PROBLEM TO WORK ON:
Below is a listing to write out in full, exactly as given, without its pictures.

RAW DATA:

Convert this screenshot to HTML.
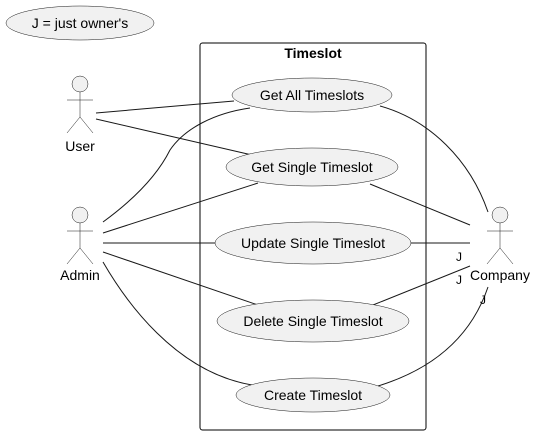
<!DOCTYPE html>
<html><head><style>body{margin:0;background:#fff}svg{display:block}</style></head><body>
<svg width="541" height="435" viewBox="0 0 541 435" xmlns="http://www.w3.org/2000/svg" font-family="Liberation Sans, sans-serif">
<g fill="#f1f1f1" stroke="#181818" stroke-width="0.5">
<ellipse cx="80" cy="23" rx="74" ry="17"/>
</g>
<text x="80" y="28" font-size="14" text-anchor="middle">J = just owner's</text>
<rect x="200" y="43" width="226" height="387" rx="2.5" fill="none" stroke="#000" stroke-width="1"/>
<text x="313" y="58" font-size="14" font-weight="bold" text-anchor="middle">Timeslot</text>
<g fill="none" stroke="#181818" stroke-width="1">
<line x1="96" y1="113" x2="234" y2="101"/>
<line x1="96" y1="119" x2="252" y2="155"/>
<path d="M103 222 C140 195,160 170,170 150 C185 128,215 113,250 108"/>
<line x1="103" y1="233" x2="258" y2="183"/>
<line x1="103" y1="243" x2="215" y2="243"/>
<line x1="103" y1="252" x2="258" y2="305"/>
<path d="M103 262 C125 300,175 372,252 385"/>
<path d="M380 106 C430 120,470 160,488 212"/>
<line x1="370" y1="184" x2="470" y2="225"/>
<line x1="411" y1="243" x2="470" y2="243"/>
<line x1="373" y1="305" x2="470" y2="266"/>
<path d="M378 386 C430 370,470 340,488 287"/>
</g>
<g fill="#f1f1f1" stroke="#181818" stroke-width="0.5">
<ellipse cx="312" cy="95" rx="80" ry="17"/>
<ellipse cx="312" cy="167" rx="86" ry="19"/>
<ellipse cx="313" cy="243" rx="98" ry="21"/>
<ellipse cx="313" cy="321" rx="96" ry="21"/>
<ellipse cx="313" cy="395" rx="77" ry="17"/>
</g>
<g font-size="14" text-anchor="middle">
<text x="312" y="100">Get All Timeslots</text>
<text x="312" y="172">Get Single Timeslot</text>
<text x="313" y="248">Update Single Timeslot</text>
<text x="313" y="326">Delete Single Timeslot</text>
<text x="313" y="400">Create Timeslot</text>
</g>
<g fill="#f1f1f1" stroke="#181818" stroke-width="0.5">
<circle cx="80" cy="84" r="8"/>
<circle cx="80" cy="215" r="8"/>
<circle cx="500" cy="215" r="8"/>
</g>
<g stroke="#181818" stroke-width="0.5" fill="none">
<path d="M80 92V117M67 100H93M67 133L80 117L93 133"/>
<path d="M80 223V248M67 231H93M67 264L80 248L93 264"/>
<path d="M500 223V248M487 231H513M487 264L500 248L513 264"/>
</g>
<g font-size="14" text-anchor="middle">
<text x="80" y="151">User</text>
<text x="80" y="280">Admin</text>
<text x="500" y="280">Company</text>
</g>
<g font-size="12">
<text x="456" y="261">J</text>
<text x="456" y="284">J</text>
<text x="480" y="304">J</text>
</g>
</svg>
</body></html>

THE REPLY:
Convert this screenshot to HTML.
<!DOCTYPE html>
<html><head><style>body{margin:0;background:#fff}svg{display:block}</style></head><body>
<svg width="541" height="435" viewBox="0 0 541 435" xmlns="http://www.w3.org/2000/svg" font-family="Liberation Sans, sans-serif">
<g fill="#f1f1f1" stroke="#181818" stroke-width="0.5">
<ellipse cx="80" cy="23" rx="74" ry="17"/>
</g>
<text x="80" y="28" font-size="14" text-anchor="middle">J = just owner's</text>
<rect x="200" y="43" width="226" height="387" rx="2.5" fill="none" stroke="#000" stroke-width="1"/>
<text x="313" y="58" font-size="14" font-weight="bold" text-anchor="middle">Timeslot</text>
<g fill="none" stroke="#181818" stroke-width="1">
<line x1="96" y1="113" x2="234" y2="101"/>
<line x1="96" y1="119" x2="252" y2="155"/>
<path d="M103 222 C140 195,160 170,170 150 C185 128,215 113,250 108"/>
<line x1="103" y1="233" x2="258" y2="183"/>
<line x1="103" y1="243" x2="215" y2="243"/>
<line x1="103" y1="252" x2="258" y2="305"/>
<path d="M103 262 C125 300,175 372,252 385"/>
<path d="M380 106 C430 120,470 160,488 212"/>
<line x1="370" y1="184" x2="470" y2="225"/>
<line x1="411" y1="243" x2="470" y2="243"/>
<line x1="373" y1="305" x2="470" y2="266"/>
<path d="M378 386 C430 370,470 340,488 287"/>
</g>
<g fill="#f1f1f1" stroke="#181818" stroke-width="0.5">
<ellipse cx="312" cy="95" rx="80" ry="17"/>
<ellipse cx="312" cy="167" rx="86" ry="19"/>
<ellipse cx="313" cy="243" rx="98" ry="21"/>
<ellipse cx="313" cy="321" rx="96" ry="21"/>
<ellipse cx="313" cy="395" rx="77" ry="17"/>
</g>
<g font-size="14" text-anchor="middle">
<text x="312" y="100">Get All Timeslots</text>
<text x="312" y="172">Get Single Timeslot</text>
<text x="313" y="248">Update Single Timeslot</text>
<text x="313" y="326">Delete Single Timeslot</text>
<text x="313" y="400">Create Timeslot</text>
</g>
<g fill="#f1f1f1" stroke="#181818" stroke-width="0.5">
<circle cx="80" cy="84" r="8"/>
<circle cx="80" cy="215" r="8"/>
<circle cx="500" cy="215" r="8"/>
</g>
<g stroke="#181818" stroke-width="0.5" fill="none">
<path d="M80 92V117M67 100H93M67 133L80 117L93 133"/>
<path d="M80 223V248M67 231H93M67 264L80 248L93 264"/>
<path d="M500 223V248M487 231H513M487 264L500 248L513 264"/>
</g>
<g font-size="14" text-anchor="middle">
<text x="80" y="151">User</text>
<text x="80" y="280">Admin</text>
<text x="500" y="280">Company</text>
</g>
<g font-size="12">
<text x="456" y="261">J</text>
<text x="456" y="284">J</text>
<text x="480" y="304">J</text>
</g>
</svg>
</body></html>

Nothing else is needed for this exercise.